In this week’s issue… Cumulus bankruptcy roils radio – BTPM announces Buffalo format shuffles – WMEX moves newer, ditches Justice – Sliwa returns to NYC AM – Denis to step down at CHUM
*We’re back from a much-needed couple of weeks out west, and still catching up from a lot of news, a lot of miles in the rental car, a lot of work and probably a little too much birthday cake over the weekend, too. (Somewhere along the way in the last few weeks, NERW itself also celebrated a birthday, turning 32 and still chugging along.)
So what’s been happening in our absence? If you read the national trades such as RadioInsight, you already know the biggest headline from the month so far, as Cumulus filed its pre-packaged bankruptcy plan in hopes of wiping out debt and continuing operations as a newly private company with even more of its costs reduced.
For listeners and staffers in most of its NERW-land markets from Providence to Buffalo to Harrisburg and York, there’s little immediate change on the horizon.
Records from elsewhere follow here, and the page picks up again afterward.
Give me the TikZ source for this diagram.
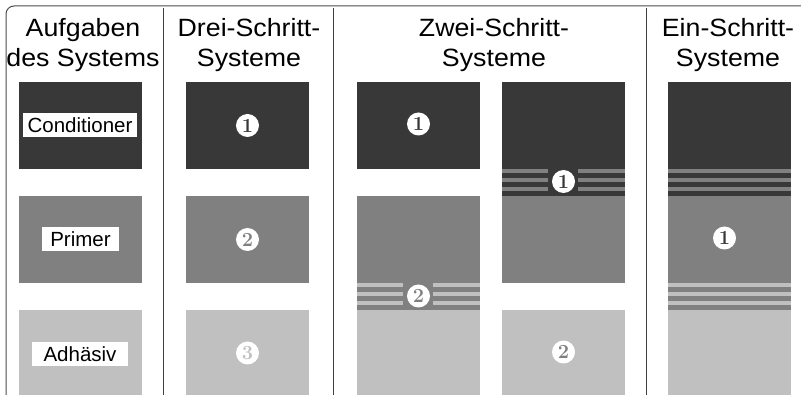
\documentclass[tikz,border=0pt]{standalone}
\usepackage{fontspec}
\newfontfamily\headfont{Liberation Sans}
\usepackage{xcolor}
\definecolor{layerdark}{HTML}{383838}
\definecolor{layermid}{HTML}{808080}
\definecolor{layerlight}{HTML}{C0C0C0}

\begin{document}
\begin{tikzpicture}[x=1pt,y=-1pt,
  dark/.style={fill=layerdark},
  mid/.style={fill=layermid},
  light/.style={fill=layerlight},
  head/.style={font=\headfont\fontsize{25}{30}\selectfont,align=center,anchor=base,xscale=1.07},
  lbl/.style={fill=white,font=\headfont\fontsize{20.5}{24}\selectfont,inner sep=0pt,minimum height=24pt},
  num/.style={circle,fill=white,inner sep=0pt,minimum size=23pt,font=\bfseries\fontsize{20}{20}\selectfont}]
\useasboundingbox (0,0) rectangle (801,395);
% frame and column rules
\draw[black!70,line width=1pt,rounded corners=8pt] (6,396) -- (6,6) -- (802,6);
\draw[black!75,line width=1pt] (163,8) -- (163,396);
\draw[black!75,line width=1pt] (333,8) -- (333,396);
\draw[black!75,line width=1pt] (646,8) -- (646,396);
% headings
\node[head] (hAufgaben) at (83,66.5) {Aufgaben\\des Systems};
\node[head] (hDrei) at (249,66.5) {Drei-Schritt-\\Systeme};
\node[head] (hZwei) at (494,66.5) {Zwei-Schritt-\\Systeme};
\node[head] (hEin) at (728,66.5) {Ein-Schritt-\\Systeme};
% tasks
\fill[dark] (19,82) rectangle (142,169);
\fill[mid] (19,196) rectangle (142,283);
\fill[light] (19,310) rectangle (142,396);
\node[lbl,minimum width=114pt] (tCond) at (80,125) {Conditioner};
\node[lbl,minimum width=77pt] (tPrimer) at (80.5,239.5) {Primer};
\node[lbl,minimum width=96pt] (tAdh) at (80,354) {Adh\"asiv};
% three steps
\fill[dark] (186,82) rectangle (309,169);
\fill[mid] (186,196) rectangle (309,283);
\fill[light] (186,310) rectangle (309,396);
\node[num,text=layerdark] (dOne) at (247.5,125.5) {1};
\node[num,text=layermid] (dTwo) at (247.5,239.5) {2};
\node[num,text=layerlight] (dThree) at (247.5,353) {3};
% two steps, left
\fill[dark] (357,82) rectangle (480,169);
\fill[mid] (357,196) rectangle (480,310);
\foreach \s in {0,9,18}
  \fill[light] (357,{283+\s}) rectangle (480,{287.5+\s});
\fill[mid] (403,283) rectangle (433,310);
\fill[light] (357,310) rectangle (480,396);
\node[num,text=layerdark] (zOne) at (418.5,124) {1};
\node[num,text=layermid] (zTwo) at (418.5,296) {2};
% two steps, right
\fill[dark] (502,82) rectangle (625,196);
\foreach \s in {0,9,18}
  \fill[mid] (502,{169+\s}) rectangle (625,{173.5+\s});
\fill[dark] (548,169) rectangle (578,196);
\fill[mid] (502,196) rectangle (625,283);
\fill[light] (502,310) rectangle (625,396);
\node[num,text=layerdark] (zzOne) at (563.5,181.5) {1};
\node[num,text=layermid] (zzTwo) at (563.5,352) {2};
% one step
\fill[dark] (668,82) rectangle (791,196);
\foreach \s in {0,9,18}
  \fill[mid] (668,{169+\s}) rectangle (791,{173.5+\s});
\fill[mid] (668,196) rectangle (791,310);
\foreach \s in {0,9,18}
  \fill[light] (668,{283+\s}) rectangle (791,{287.5+\s});
\fill[light] (668,310) rectangle (791,396);
\node[num,text=layerdark] (eOne) at (724.5,238) {1};
\end{tikzpicture}
\end{document}
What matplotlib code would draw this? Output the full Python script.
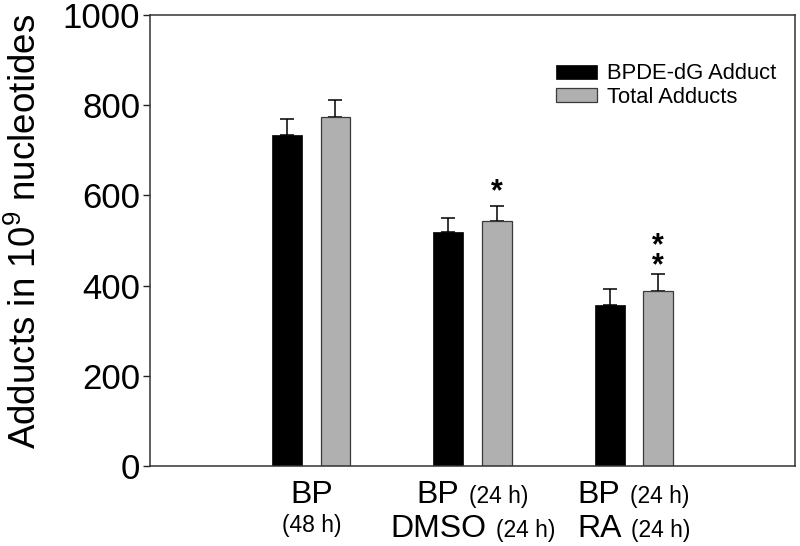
import numpy as np
import matplotlib
matplotlib.use('Agg')
import matplotlib.pyplot as plt
from matplotlib.offsetbox import TextArea, HPacker, VPacker, AnnotationBbox

plt.rcParams['font.family'] = ['Liberation Sans', 'DejaVu Sans']
plt.rcParams['mathtext.fontset'] = 'custom'
plt.rcParams['mathtext.rm'] = 'Liberation Sans'

# Data
groups = [1, 2, 3]
bpde = [733, 519, 358]
bpde_err = [37, 31, 34]
total = [773, 543, 389]
total_err = [38, 33, 36]
series_names = ['BPDE-dG Adduct', 'Total Adducts']
# group labels: lines of (main, small) text pieces
group_labels = [
    [('BP', ''), ('', '(48 h)')],
    [('BP', '(24 h)'), ('DMSO', '(24 h)')],
    [('BP', '(24 h)'), ('RA', '(24 h)')],
]
# significance marks above the total bars (group index, y centre, text)
stars = [(1, 608, '*'), (2, 465, '*\n*')]

fig = plt.figure(figsize=(8, 5.46), dpi=100)
ax = fig.add_axes([0.1875, 0.1465, 0.8063, 0.826])

x = np.array(groups, dtype=float)
w = 0.185
off = 0.15
ax.bar(x - off, bpde, w, color='black', edgecolor='black', linewidth=0.5,
       label=series_names[0], zorder=2)
ax.bar(x + off, total, w, color='#b0b0b0', edgecolor='#3a3a3a', linewidth=0.9,
       label=series_names[1], zorder=2)
ax.errorbar(x - off, bpde, yerr=[np.zeros(3), bpde_err], fmt='none',
            ecolor='black', elinewidth=1.1, capsize=4.7, capthick=1.1, zorder=1)
ax.errorbar(x + off, total, yerr=[np.zeros(3), total_err], fmt='none',
            ecolor='black', elinewidth=1.1, capsize=4.7, capthick=1.1, zorder=1)

for gi, yv, s in stars:
    ax.text(x[gi] + off, yv, s, ha='center', va='center',
            fontsize=22, fontweight='bold', linespacing=0.58)

ax.set_xlim(0, 4)
ax.set_ylim(0, 1000)
ax.set_yticks([0, 200, 400, 600, 800, 1000])
ax.tick_params(axis='y', labelsize=25, length=5, width=1.0, direction='out',
               pad=2, colors='#222222', labelcolor='black')
ax.set_xticks([])
for s in ax.spines.values():
    s.set_linewidth(1.1)
    s.set_color('#333333')

ax.set_ylabel('Adducts in 10$\\mathregular{^9}$ nucleotides', fontsize=26.5)
ax.yaxis.set_label_coords(-0.164, 0.52)

# group labels below the axis, large main text plus smaller time
for gx, lines in zip(x, group_labels):
    rows = []
    for main, small in lines:
        parts = []
        if main:
            parts.append(TextArea(main, textprops=dict(size=23)))
        if small:
            parts.append(TextArea(small, textprops=dict(size=16.5)))
        rows.append(HPacker(children=parts, align='baseline', pad=0, sep=7))
    box = VPacker(children=rows, align='center', pad=0, sep=3)
    ab = AnnotationBbox(box, (gx, -0.03), xycoords=ax.get_xaxis_transform(),
                        box_alignment=(0.5, 1), frameon=False, annotation_clip=False)
    ax.add_artist(ab)

ax.legend(loc='upper left', bbox_to_anchor=(0.63, 0.893), frameon=False,
          fontsize=15.8, handlelength=1.87, handleheight=0.6, handletextpad=0.45,
          labelspacing=0.12, borderpad=0, borderaxespad=0)

fig.savefig('out.png', dpi=100)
Having already exited station ownership in the New York metro area, Cumulus’ bankruptcy filing does include the rejection of its existing lease for its New York headquarters at 300 Vesey Street in lower Manhattan, as well as several transmitter sites for AM stations it’s already signed off in San Francisco, Amarillo and western Michigan.
Any bigger changes for local Cumulus clusters are likely to remain on hold until and unless the FCC follows through on plans to raise local ownership caps, a move that would allow for greater consolidation that might lead to swaps and sales in places like Buffalo.
*Meanwhile on the AM dial, we’re continuing to see the disappearance of aging transmitter sites and the move of formats to FM.
As we get this week’s issue to you a little belatedly, there’s news just in from Burlington, Vermont of Vox AM/FM’s WVMT (620) having added a new full-market, full-power FM simulcast on WCPV (101.3 Essex NY), replacing the former “Wolf” country format that had been on the FM. With WVMT’s studios having long since moved out of their old facility at the swampy AM tower site, how much longer will that AM stay on the air?
And in Allentown, Pennsylvania, iHeart talker WAEB (790) had already consolidated from separate day and night transmitter sites down to a single five-tower site north of the city, but now that site is also on the verge of going away as iHeart applies to diplex WAEB on the WSAN (1470) three-tower site in the parking lot of the Lehigh Valley Mall a few miles to the south.
Instead of its current 5 kW days/1.5 kW nights, WAEB’s new facility would use 5 kW days from two towers and would drop to just 190 watts non-directional at night.